Thứ Bảy, 27 tháng 8, 2016

Mindfulness - add that ‘X Factor’ to living well & being well


by John Barter, B. Psych., M. Coun.
John Barter is a practicing Psychologist and Director of Sydney-based health practice, Well-Aware-Ness Psychology. He is also a Mindfulness Meditation Teacher and former Buddhist Monk.
By helping us connect more consciously to our experiences of life, Mindfulness can often create a mental calm and clarity that can potentially reduce stress, enhance health, increase energy, and help us feel happy and at ease with our self and others.
Best of all, Mindfulness is a practice we can include as part of our everyday lives.
What is Mindfulness?
Mindfulness is an approach to life that Buddhists have practiced and developed for more than 2,500 years, but it is only in the past decade that this approach has moved from ‘monastery’ to more mainstream arenas.
Mindfulness, as the term denotes, is a mind – fullness with a deliberate mental attention and awareness. Mindfulness is ‘coming to our senses’ both metaphorically and literally, both externally and internally - as it happens, ‘here and now’.
Mindfulness for health
Mindfulness techniques have been shown to assist in the management and reduction of stress that we often feel in our day to day lives. Stress can be a key factor that reduces our ability to function, flow and flourish.
Stress hormones such as adrenaline and cortisol can potentially be reduced by practicing Mindfulness, while the helpful hormones such as serotonin, dopamine and DHEA (dehydroepiandrosterone) can be enhanced.
With less muscular stress and tension, there can be greater ability for our heart to pump blood and healing hormones through our body and it can be easier for our lungs to oxygenate our blood, body and brain.

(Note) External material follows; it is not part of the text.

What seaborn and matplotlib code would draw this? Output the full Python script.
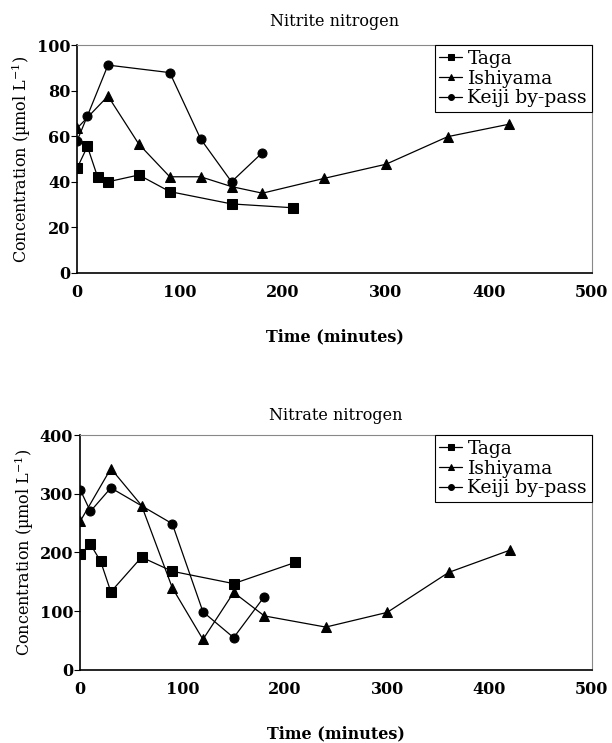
import pandas as pd
import seaborn as sns
import matplotlib.pyplot as plt

# Nitrite nitrogen (umol/L)
taga_t = [0, 10, 20, 30, 60, 90, 150, 210]
taga_no2 = [46, 55.5, 42, 40, 43, 35.7, 30.3, 28.6]
ishi_t = [0, 30, 60, 90, 120, 150, 180, 240, 300, 360, 420]
ishi_no2 = [63.5, 77.6, 56.5, 42.2, 42.2, 37.9, 35, 41.5, 47.7, 59.8, 65.3]
keiji_t = [0, 10, 30, 90, 120, 150, 180]
keiji_no2 = [58, 68.9, 91.2, 87.9, 58.8, 40, 52.8]

# Nitrate nitrogen (umol/L)
taga_no3 = [197, 214, 185, 133, 192, 168, 147, 183]
ishi_no3 = [253, 343, 280, 140, 52, 132, 92, 73, 98, 166, 204]
keiji_no3 = [307, 270, 310, 249, 99, 55, 125]

site_names = ["Taga", "Ishiyama", "Keiji by-pass"]
site_markers = ["s", "^", "o"]
site_msize = [6.5, 7.5, 6.5]

sns.set_style("white")
plt.rcParams['font.family'] = ['DejaVu Serif']
plt.rcParams['mathtext.fontset'] = 'dejavuserif'
plt.rcParams['text.color'] = 'black'
plt.rcParams['axes.labelcolor'] = 'black'
plt.rcParams['xtick.color'] = 'black'
plt.rcParams['ytick.color'] = 'black'

fig = plt.figure(figsize=(6.12, 7.43), dpi=100)
ax1 = fig.add_axes([0.126, 0.6326, 0.841, 0.3068])
ax2 = fig.add_axes([0.131, 0.0983, 0.836, 0.3162])

panels = [
    (ax1, "Nitrite nitrogen", [taga_no2, ishi_no2, keiji_no2], (0, 100), range(0, 101, 20), 14),
    (ax2, "Nitrate nitrogen", [taga_no3, ishi_no3, keiji_no3], (0, 400), range(0, 401, 100), 11),
]
times = [taga_t, ishi_t, keiji_t]

for ax, title, series, ylim, yticks, tpad in panels:
    for name, t, v, m, ms in zip(site_names, times, series, site_markers, site_msize):
        df = pd.DataFrame({"t": t, "v": v})
        sns.lineplot(data=df, x="t", y="v", ax=ax, color="black", lw=0.9,
                     marker=m, markersize=ms, markeredgecolor="black",
                     sort=False, estimator=None, label=name)
    ax.set_xlim(0, 500)
    ax.set_ylim(*ylim)
    ax.set_xticks(range(0, 501, 100))
    ax.set_yticks(list(yticks))
    ax.set_title(title, fontsize=11.5, pad=tpad, color="black")
    ax.set_xlabel("Time (minutes)", fontsize=11.5, fontweight="bold", labelpad=20)
    ax.set_ylabel("Concentration (µmol L$^{-1}$)", fontsize=11.5, labelpad=3)
    for lab in ax.get_xticklabels() + ax.get_yticklabels():
        lab.set_fontweight("bold")
    ax.tick_params(axis="x", direction="in", length=5, width=0.8, labelsize=11.5, pad=8)
    ax.tick_params(axis="y", direction="out", length=4, width=0.8, labelsize=11.5, pad=1, left=True)
    for s in ["left", "bottom"]:
        ax.spines[s].set_color("black")
        ax.spines[s].set_linewidth(1.2)
    for s in ["top", "right"]:
        ax.spines[s].set_color("#888888")
        ax.spines[s].set_linewidth(0.8)
    leg = ax.legend(loc="upper right", bbox_to_anchor=(1.0, 1.0), borderaxespad=0,
                    fontsize=13.5, handlelength=1.2, handletextpad=0.3,
                    labelspacing=0.1, borderpad=0.25, markerscale=0.65,
                    fancybox=False, framealpha=1)
    leg.get_frame().set_edgecolor("black")
    leg.get_frame().set_linewidth(0.8)

fig.savefig("out.png", dpi=100)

Mindfulness for mental calm and clarity
By aiming to create a sense of mental calm and clarity, Mindfulness can help us avoid being caught up in thoughts and ruminations which drive stress, fear and worry. With some ‘mental breathing space’ we can mindfully choose the particular thoughts, mental states, emotions and behaviours that we wish to engage and enhance.
We can also mindfully choose to disengage and drop those thoughts, mental states, emotions and behaviours that are not so helpful to our self or others.
Mindfulness becomes the way in which we can consciously create and condition helpful and meaningful ways of simply ‘being’, while deconditioning and decommissioning the unhelpful and often self-limiting ways of being.
The main approach to developing our capacity to be mindful is in two principal areas:
1. It is primarily developed through the exercise of meditation. 
2. It is subsequently also developed and strengthened through everyday Mindfulness, which means being more aware and focused on our day to day present experience.
Mindfulness Meditation
Mindfulness Meditation involves directing and developing attention to a meditation object such as the sensation of our natural and normal breathing ‘in and out’ technique, as it is felt at the nose, chest or abdomen.
Practiced on a regular basis it helps to exercise our brain’s ability to be consciously present and not distracted or disturbed by superfluous thoughts, ideas or memories, as well as other external sensory stimulus.
Through continued regular practice, Mindfulness Meditation can lead to enhanced mental calm and clarity, as well as emotional stability and greater self-awareness.
Everyday Mindfulness
Everyday Mindfulness can be exercised and enhanced by being more conscious of simple activities. For example, by connecting consciously we can focus on actions such as ‘just walking while walking’, ‘just eating while eating’, ‘just cleaning while cleaning’, or ‘just cooking while cooking’. It can help to ‘transform the ordinary into the extraordinary’ simply by being present and doing things with
Mindfulness and care.
This practice of everyday Mindfulness can help create a conscious connection to what we are doing and can help bring a mental calm, clarity and presence. In this way, Mindfulness may enhance both the experience and the resulting outcome of all that we do in our day to day lives.
The X Factor
In today’s frantic and frenetic world, it gives more reason for people to look to techniques such as Mindfulness to help add that ‘X Factor’ to living well and being well.
Not only can it help with how you cope with everyday life and its varying challenges, it can also help you to be more aware of yourself, your body, as well as your environment.
By focusing on the present, connecting consciously and enjoying just ‘being’ in life as it is now, Mindfulness can provide a powerful tool that we can use every day to help manage our stress more effectively.